Set problem:
Look through the data below. Pick out the lines holding the string "matplotlib".

Available data:

──────────────────────────────

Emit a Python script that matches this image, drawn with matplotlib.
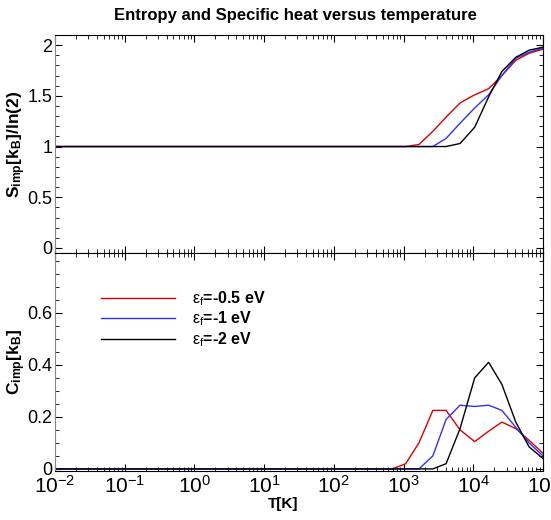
import numpy as np
import matplotlib
matplotlib.use("Agg")
import matplotlib.pyplot as plt
from matplotlib.ticker import LogLocator, MultipleLocator, NullFormatter

plt.rcParams["font.family"] = "Liberation Sans"
plt.rcParams["mathtext.fontset"] = "custom"
plt.rcParams["mathtext.rm"] = "Liberation Sans"
plt.rcParams["mathtext.it"] = "Liberation Sans:italic"
plt.rcParams["mathtext.bf"] = "Liberation Sans:bold"

# temperature grid (K)
T = [0.01, 692, 1072, 1660, 2630, 4070, 6460, 10470, 16600, 25700, 40700, 63100, 100000]

# entropy S_imp / ln(2)
s_red = [1.0, 1.0, 1.0, 1.02, 1.15, 1.29, 1.43, 1.51, 1.57, 1.70, 1.85, 1.92, 1.96]
s_blue = [1.0, 1.0, 1.0, 1.0, 1.0, 1.08, 1.23, 1.38, 1.51, 1.70, 1.87, 1.93, 1.97]
s_black = [1.0, 1.0, 1.0, 1.0, 1.0, 1.0, 1.03, 1.19, 1.49, 1.74, 1.88, 1.95, 1.98]

# specific heat C_imp
c_red = [0.0, 0.0, 0.02, 0.10, 0.225, 0.225, 0.15, 0.105, 0.145, 0.18, 0.155, 0.11, 0.06]
c_blue = [0.0, 0.0, 0.0, 0.0, 0.05, 0.19, 0.245, 0.24, 0.245, 0.225, 0.16, 0.10, 0.05]
c_black = [0.0, 0.0, 0.0, 0.0, 0.0, 0.02, 0.155, 0.35, 0.41, 0.325, 0.18, 0.085, 0.04]

labels = [r"$\mathrm{\varepsilon_f}$=-0.5 eV",
          r"$\mathrm{\varepsilon_f}$=-1 eV",
          r"$\mathrm{\varepsilon_f}$=-2 eV"]
colors = ["#dd0000", "#3030ff", "#000000"]

fig = plt.figure(figsize=(5.51, 5.2), dpi=100)
ax1 = fig.add_axes([55 / 551, 1 - 253 / 520, 488 / 551, 218 / 520])
ax2 = fig.add_axes([55 / 551, 1 - 471 / 520, 488 / 551, 218 / 520])

for ys, c in zip([s_red, s_blue, s_black], colors):
    ax1.plot(T, ys, color=c, lw=1.0)
for ys, c, lab in zip([c_red, c_blue, c_black], colors, labels):
    ax2.plot(T, ys, color=c, lw=1.0, label=lab)

for ax in (ax1, ax2):
    ax.set_xscale("log")
    ax.set_xlim(1e-2, 1e5)
    ax.xaxis.set_major_locator(LogLocator(base=10, numticks=20))
    ax.xaxis.set_minor_locator(LogLocator(base=10, subs=np.arange(2, 10), numticks=20))
    ax.xaxis.set_minor_formatter(NullFormatter())
    ax.tick_params(which="both", direction="in", top=True, right=True)
    ax.tick_params(which="major", length=5, labelsize=13)
    ax.tick_params(which="minor", length=3)
    ax.tick_params(axis="y", pad=2)
    ax.spines["left"].set_color("#888888")

ax1.set_ylim(-0.05, 2.1)
ax1.yaxis.set_minor_locator(MultipleLocator(0.1))
ax1.set_yticks([0, 0.5, 1, 1.5, 2])
ax1.set_yticklabels(["0", "0.5", "1", "1.5", "2"])
ax1.tick_params(axis="x", labelbottom=False)
ax1.set_ylabel(r"$\mathbf{S_{imp}[k_B]/ln(2)}$", fontsize=12.5)
ax1.yaxis.set_label_coords(-0.056, 0.5)

ax2.set_ylim(-0.008, 0.83)
ax2.set_yticks([0, 0.2, 0.4, 0.6])
ax2.set_yticklabels(["0", "0.2", "0.4", "0.6"])
ax2.yaxis.set_minor_locator(MultipleLocator(0.05))
ax2.tick_params(axis="x", labelsize=15, pad=3)
ax2.set_ylabel(r"$\mathbf{C_{imp}[k_B]}$", fontsize=12.5)
ax2.yaxis.set_label_coords(-0.056, 0.5)
ax2.set_xlabel("T[K]", fontsize=11, fontweight="bold")
ax2.xaxis.set_label_coords(0.467, -0.12)

ax2.legend(loc="upper left", bbox_to_anchor=(0.065, 0.90), frameon=False,
           prop={"size": 11.5, "weight": "bold"}, handlelength=4.6,
           handletextpad=1.1, labelspacing=0.12)

fig.text(0.537, 0.97, "Entropy and Specific heat versus temperature",
         ha="center", va="center", fontsize=12, fontweight="bold")

fig.savefig("out.png", dpi=100)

──────────────────────────────

Correct result:
Emit a Python script that matches this image, drawn with matplotlib.
import matplotlib
matplotlib.use("Agg")
import matplotlib.pyplot as plt
from matplotlib.ticker import LogLocator, MultipleLocator, NullFormatter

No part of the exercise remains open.